This is so very obviously a first novel. It is a strange and bizarre novel. It is an interesting novel. It is not, however, a good novel.
For all the fame, the intrigue, the movies, and the way that this novel did in fact help shape the genre, it’s a mess. For a novel that covers only 120 pages, and one that has a lot of precision to it, there’s some really bizarre digressions and absurd plot devices at work. For example, this novel involves circus cats.

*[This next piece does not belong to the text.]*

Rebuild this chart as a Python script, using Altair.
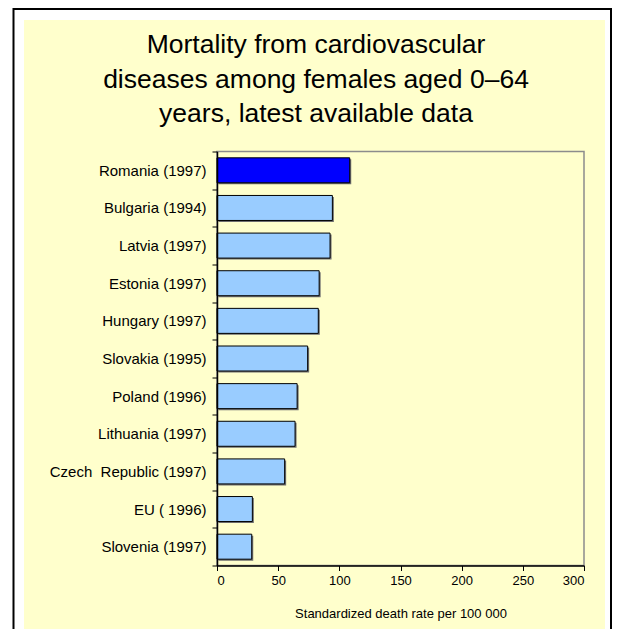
import altair as alt
import pandas as pd

# ---- data ----
countries = [
    "Romania (1997)", "Bulgaria (1994)", "Latvia (1997)", "Estonia (1997)",
    "Hungary (1997)", "Slovakia (1995)", "Poland (1996)", "Lithuania (1997)",
    "Czech\u00a0 Republic (1997)", "EU ( 1996)", "Slovenia (1997)",
]
rates = [108.5, 94.3, 92.4, 83.5, 82.8, 74.1, 65.5, 63.8, 55.3, 28.9, 28.4]
x_ticks = [0, 50, 100, 150, 200, 250, 300]
highlight = "Romania (1997)"
title_lines = [
    "Mortality from cardiovascular",
    "diseases among females aged 0\u201364",
    "years, latest available data",
]
x_title = "Standardized death rate per 100 000"

FONT = "Liberation Sans"
W, H = 367, 414

df = pd.DataFrame({"country": countries, "rate": rates})
one = pd.DataFrame({"k": [0]})

# ---- decoration: page frame, yellow panel, plot border, title ----
yellow = alt.Chart(one).mark_rect(color="#FFFFCC").encode(
    x=alt.value(-193), x2=alt.value(388), y=alt.value(-131.5), y2=alt.value(482)
)
frame = alt.Chart(one).mark_rect(fillOpacity=0, stroke="black", strokeWidth=2).encode(
    x=alt.value(-203.5), x2=alt.value(394), y=alt.value(-142.5), y2=alt.value(520)
)
plot_border = alt.Chart(one).mark_rect(fillOpacity=0, stroke="#8c8c8c", strokeWidth=1.5).encode(
    x=alt.value(0), x2=alt.value(W), y=alt.value(0), y2=alt.value(H)
)
title = alt.Chart(one).mark_text(
    font=FONT, fontSize=26.5, lineHeight=34.5, align="center", baseline="alphabetic",
    color="black",
).encode(x=alt.value(99), y=alt.value(-98.5), text=alt.value(title_lines))

y_enc = alt.Y(
    "country:N", sort=countries,
    scale=alt.Scale(paddingInner=0, paddingOuter=0),
    axis=alt.Axis(
        title=None, labelFont=FONT, labelFontSize=15, labelColor="black",
        tickColor="black", tickSize=5, tickBand="extent", domainColor="black",
        domainWidth=1.5, labelPadding=6, zindex=1,
    ),
)
x_enc = alt.X(
    "rate:Q",
    scale=alt.Scale(domain=[0, 300], nice=False),
    axis=alt.Axis(
        values=x_ticks, title=x_title, grid=False, labelFont=FONT, labelFontSize=13,
        labelColor="black", tickColor="black", tickSize=5, domainColor="black",
        domainWidth=1.5, labelPadding=4, titleFont=FONT, titleFontSize=13,
        titleFontWeight="normal", titleColor="black", titlePadding=20, zindex=1,
    ),
)

base = alt.Chart(df).encode(y=y_enc, x=x_enc)
shadow = base.mark_bar(
    height=25, color="#6e6e6e", xOffset=1.5, x2Offset=1.5, yOffset=1.5, y2Offset=1.5
)
bars = base.mark_bar(height=25, stroke="black", strokeWidth=1).encode(
    color=alt.condition(
        alt.datum.country == highlight, alt.value("#0000FF"), alt.value("#99CCFF")
    )
)

chart = (
    alt.layer(yellow, frame, plot_border, shadow, bars, title)
    .properties(
        width=W, height=H, autosize="none",
        padding={"left": 209, "top": 143.5, "right": 29, "bottom": 63.5},
        background="white",
    )
    .configure_view(strokeWidth=0)
)

chart.save("out.html", embed_options={"renderer": "svg", "actions": False})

So, the novel about a drifter cast in a kind of archetypal 1930s drifter who happens upon a diner 20 miles outside of Los Angeles owned by a Greek immigrant made good (he’s definitely cast a white white white in the movie and renamed Smith instead of Papadakis) and who is married to a young hot ingenue who failed in Hollywood. He takes a job, helps turns the business into a more profitable one, and falls in love with the wife. As happens, they plot to murder the husband. It takes more than one go.
The novel turns here into as twisty as it can get. It goes pretty far down a few avenues, makes some reverses, and really changes things up. Also, this novel is completely amoral. Every body’s bad and so, nobody’s bad. Maybe that’s ok because it could be about relationships in general. And one thing I like is how honest it is about depraved men and how even when someone has committed murder, a dude will be like….no no I am still good and I just won’t tell my next girl about it. Restart!
This is also a novel about false restarts at the American Dream. Go figure.